Benjamin Button’ın Tuhaf Hikayesi (The Curious Case of Benjamin Button)

Can sıkıntısından sinemaya gideyim dedim dün , keyifsiz olduğumdan o an sadece bu film yani Benjamin Button’ın Tuhaf Hikayeleri ilgimi çekti. Salon oldukça kalabalık herkes sevgilisiyle gelmiş , daha önceden filmin konusuna bakmadığım için aşk filmi bu acaba diye düşünmeye başladım çiftleri görünce. İçinde aşk ve bolca hüzünde vardı gerçi neyse başlayayım anlatmaya.
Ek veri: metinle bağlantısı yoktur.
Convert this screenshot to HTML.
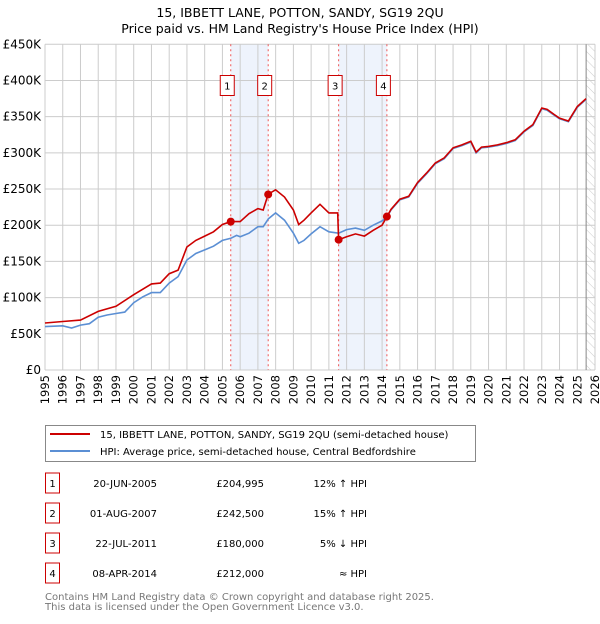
<!DOCTYPE html>
<html><head><meta charset="utf-8"><style>
body{margin:0;background:#fff;width:600px;height:620px;overflow:hidden;font-family:"DejaVu Sans","Liberation Sans",sans-serif}
svg text{font-family:"DejaVu Sans","Liberation Sans",sans-serif}
</style></head><body>
<svg id="c" width="600" height="620" xmlns="http://www.w3.org/2000/svg">
<defs><pattern id="hatch" width="6" height="6" patternUnits="userSpaceOnUse" patternTransform="rotate(-45)"><line x1="0" y1="0" x2="0" y2="6" stroke="#ccc" stroke-width="1"/></pattern></defs>
<text x="300" y="17" text-anchor="middle" font-size="12.5">15, IBBETT LANE, POTTON, SANDY, SG19 2QU</text>
<text x="300" y="33" text-anchor="middle" font-size="12.5">Price paid vs. HM Land Registry's House Price Index (HPI)</text>
<g id="grid"></g><g id="marks"></g>
<g>
<rect x="45.5" y="425.5" width="430" height="36" fill="#fff" stroke="#888"/>
<line x1="50" y1="434" x2="90" y2="434" stroke="#cc0000" stroke-width="2"/>
<text x="100" y="438" font-size="10">15, IBBETT LANE, POTTON, SANDY, SG19 2QU (semi-detached house)</text>
<line x1="50" y1="451" x2="90" y2="451" stroke="#5b8fd4" stroke-width="2"/>
<text x="100" y="455" font-size="10">HPI: Average price, semi-detached house, Central Bedfordshire</text>
</g>
<g id="table" font-size="10"></g>
<text x="45" y="600" font-size="10" fill="#777">Contains HM Land Registry data © Crown copyright and database right 2025.</text>
<text x="45" y="610" font-size="10" fill="#777">This data is licensed under the Open Government Licence v3.0.</text>
</svg>
<script>
const hpiYears=[1995,1996,1996.5,1997,1997.5,1998,1998.5,1999,1999.5,2000,2000.5,2001,2001.5,2002,2002.5,2003,2003.5,2004,2004.5,2005,2005.47,2005.8,2006,2006.5,2007,2007.3,2007.6,2008,2008.5,2009,2009.3,2009.6,2010,2010.5,2011,2011.55,2012,2012.5,2013,2013.5,2014,2014.27,2014.5,2015,2015.5,2016,2016.5,2017,2017.5,2018,2018.5,2019,2019.3,2019.6,2020,2020.5,2021,2021.5,2022,2022.5,2023,2023.3,2023.7,2024,2024.5,2024.6,2025,2025.5];
const hpiValues=[60,61,58,62,64,73,76,78,80,93,101,107,107,120,129,152,161,166,171,179,182,186,184,189,198,198,209,217,207,189,175,179,188,198,191,189,194,196,193,200,206,211,221,235,239,258,271,285,292,306,310,315,300,307,308,310,313,317,329,338,361,359,352,347,343,347,363,374];
const priceYears=[1995,1996,1997,1998,1999,2000,2001,2001.5,2002,2002.5,2003,2003.5,2004,2004.5,2005,2005.47,2006,2006.5,2007,2007.3,2007.58,2008,2008.5,2009,2009.3,2009.6,2010,2010.5,2011,2011.5,2011.55,2012,2012.5,2013,2013.5,2014,2014.27,2014.5,2015,2015.5,2016,2016.5,2017,2017.5,2018,2018.5,2019,2019.3,2019.6,2020,2020.5,2021,2021.5,2022,2022.5,2023,2023.3,2023.7,2024,2024.5,2024.6,2025,2025.5];
const priceValues=[65,67,69,81,88,104,119,120,133,138,170,179,185,191,201,205,205,216,223,221,243,249,239,221,201,207,217,229,217,217,180,184,188,185,193,200,212,222,236,240,259,272,286,293,307,311,316,301,308,309,311,314,318,330,339,362,360,353,348,344,348,364,375];
const saleYears=[2005.47,2007.58,2011.55,2014.27];
const saleValues=[204.995,242.5,180,212];
const saleLabels=["1","2","3","4"];
const saleDates=["20-JUN-2005","01-AUG-2007","22-JUL-2011","08-APR-2014"];
const salePrices=["£204,995","£242,500","£180,000","£212,000"];
const saleHpi=["12% ↑ HPI","15% ↑ HPI","5% ↓ HPI","≈ HPI"];
const yTicks=[0,50,100,150,200,250,300,350,400,450];
const yTickLabels=["£0","£50K","£100K","£150K","£200K","£250K","£300K","£350K","£400K","£450K"];
const xTicks=[1995,1996,1997,1998,1999,2000,2001,2002,2003,2004,2005,2006,2007,2008,2009,2010,2011,2012,2013,2014,2015,2016,2017,2018,2019,2020,2021,2022,2023,2024,2025,2026];
const X0=45,X1=595,Y0=370,Y1=44.3;
const sx=y=>X0+(y-1995)/31*(X1-X0);
const sy=v=>Y0-v/450*(Y0-Y1);
const NS="http://www.w3.org/2000/svg";
function mk(p,t,a){const e=document.createElementNS(NS,t);for(const k in a)e.setAttribute(k,a[k]);p.appendChild(e);return e;}
const g=document.getElementById('grid'),m=document.getElementById('marks'),tb=document.getElementById('table');
for(let i=0;i<4;i+=2){const r=mk(g,'rect',{x:sx(saleYears[i]),y:Y1,width:sx(saleYears[i+1])-sx(saleYears[i]),height:Y0-Y1,fill:'#eef3fc'});

}
const hz=mk(g,'rect',{x:sx(2025.5),y:Y1,width:X1-sx(2025.5),height:Y0-Y1,fill:'url(#hatch)'});


yTicks.forEach((v,i)=>{mk(g,'line',{x1:X0,x2:X1,y1:sy(v),y2:sy(v),stroke:'#ccc'});
const t=mk(g,'text',{x:X0-4,y:sy(v)+4,'text-anchor':'end','font-size':'12'});t.textContent=yTickLabels[i];

});
xTicks.forEach(y=>{mk(g,'line',{x1:sx(y),x2:sx(y),y1:Y1,y2:Y0,stroke:'#ccc'});
const t=mk(g,'text',{x:0,y:0,'text-anchor':'end','font-size':'11.5',transform:`translate(${sx(y)+4},${Y0+5}) rotate(-90)`});t.textContent=y;

});
mk(g,'line',{x1:sx(2025.5),x2:sx(2025.5),y1:Y1,y2:Y0,stroke:'#888'});
saleYears.forEach((y,i)=>{const l=mk(m,'line',{x1:sx(y),x2:sx(y),y1:Y1,y2:Y0,stroke:'#e55','stroke-dasharray':'2,3','stroke-width':1});

});
function path(xs,vs,c,name){const d=xs.map((y,i)=>(i?'L':'M')+sx(y).toFixed(1)+','+sy(vs[i]).toFixed(1)).join('');
const p=mk(m,'path',{d:d,fill:'none',stroke:c,'stroke-width':1.6});

}
path(hpiYears,hpiValues,'#5b8fd4','hpi-line');
path(priceYears,priceValues,'#cc0000','price-line');
saleYears.forEach((y,i)=>{const c=mk(m,'circle',{cx:sx(y),cy:sy(saleValues[i]),r:4,fill:'#cc0000'});


const r=mk(m,'rect',{x:sx(y)-10.5,y:75.5,width:14,height:20,fill:'#fff',stroke:'#cc0000'});


const t=mk(m,'text',{x:sx(y)-3.5,y:89.5,'text-anchor':'middle','font-size':'10'});t.textContent=saleLabels[i];

});
const rowY=[483,513,543,573];
saleLabels.forEach((s,i)=>{const y=rowY[i];
const r=mk(tb,'rect',{x:45.5,y:y-10,width:14,height:20,fill:'#fff',stroke:'#cc0000'});


const a=mk(tb,'text',{x:52.5,y:y+4,'text-anchor':'middle'});a.textContent=s;


const b=mk(tb,'text',{x:157,y:y+4,'text-anchor':'end'});b.textContent=saleDates[i];


const c=mk(tb,'text',{x:264,y:y+4,'text-anchor':'end'});c.textContent=salePrices[i];


const d=mk(tb,'text',{x:367,y:y+4,'text-anchor':'end'});d.textContent=saleHpi[i];

});
</script>
</body></html>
Filmin çıkışı F. Scott Fitzgerald’ın öyküsüne , öykü ise Mark Twain’in “Seksen yaşında doğup yavaş yavaş 18’imize doğru ilerlesek hayat sonsuz mutluluk olurdu” sözüne dayanıyor. Film 1. Dünya Savaşı’nın bitişi ile başlıyor herkes sokaklarda bunu kutlamaktadır ve o gün Benjamin doğar yani Brad Pitt. Doğduğunda annesi ölmek üzeredir ve babasına oğluna iyi bakmasını söyleyip gözlerini kapar. Babası oğlunun yanına gider ve oğlunu görünce şoka uğrar onu bir yaratık zanneder ve bebeği tuttuğu gibi alıp bir yaşlı bakımevinin önüne bırakır. Orada Queenie onu görür ve sahip çıkar , büyütür. Queenie yaşlılara bakan son derece iyi bir siyah kadındır , yaşlıların arasında Benjamin’in yaşaması pek de sorun olmamıştır zaten onlardan farksızdır. Gel zaman git zaman gitgide büyür ve gençleşir çocukluk arkadaşı , pardon yaşlılık arkadaşıyla tekrar bir araya gelir ve mutlu bir yuva kurar . Bir süre sonra karısı hamile kalır ve çocuklarıda Benjamin’in hastalığına yakalancak diye korkmaya başlarlar , çocuk doğduğunda normal bir bebek çıkar ve mutlu olurlar. Benjamin bu arada yaşlanacağı yerde gençleşmeye devam etmektedir , karısının iki çocuğu birden büyütemeyeceğini düşünerek babasından kalan ve kendi edindiği tüm varlığını satıp parayı karısına bırakıp onu terkeder. Ülke ülke gezen Benjamin birgün dayanamaz ve geri döner . Benjamin genç bir delikanlı , karısı ise yaşlı bir kadındır. Bunu gören hiçbir kadın mutlu olmaz tabi ki (= Ayrılık buradan bakınca iyi olmuş diyor insan. Neyse Benjamin gitgide gençleşir ve bebek olur , karısının kollarında ölür. Filmde karısı ölüm döşeğinde bir hastanededir ve Benjamin’in günlüğünü kızına okutur. Kızıda gerçekleri okurken öğrenir onlar hastanede bunları anlatırken aralarada bu sahneler girer 2,5 saat’den fazla süren bu sahneler.

Filmden çıktığımda ölüm korkusunu hissettim bolca , korkuma neden olan aslında boş yaşantım. Günlerim rutin bir şekilde geçip gidiyor ve ben sonrasında bu gençliğimi çok arayacağım ama iş işten geçmiş olacak. O yüzden keyifsiz,bunalım anlar için izlenebilecek iyi bir film.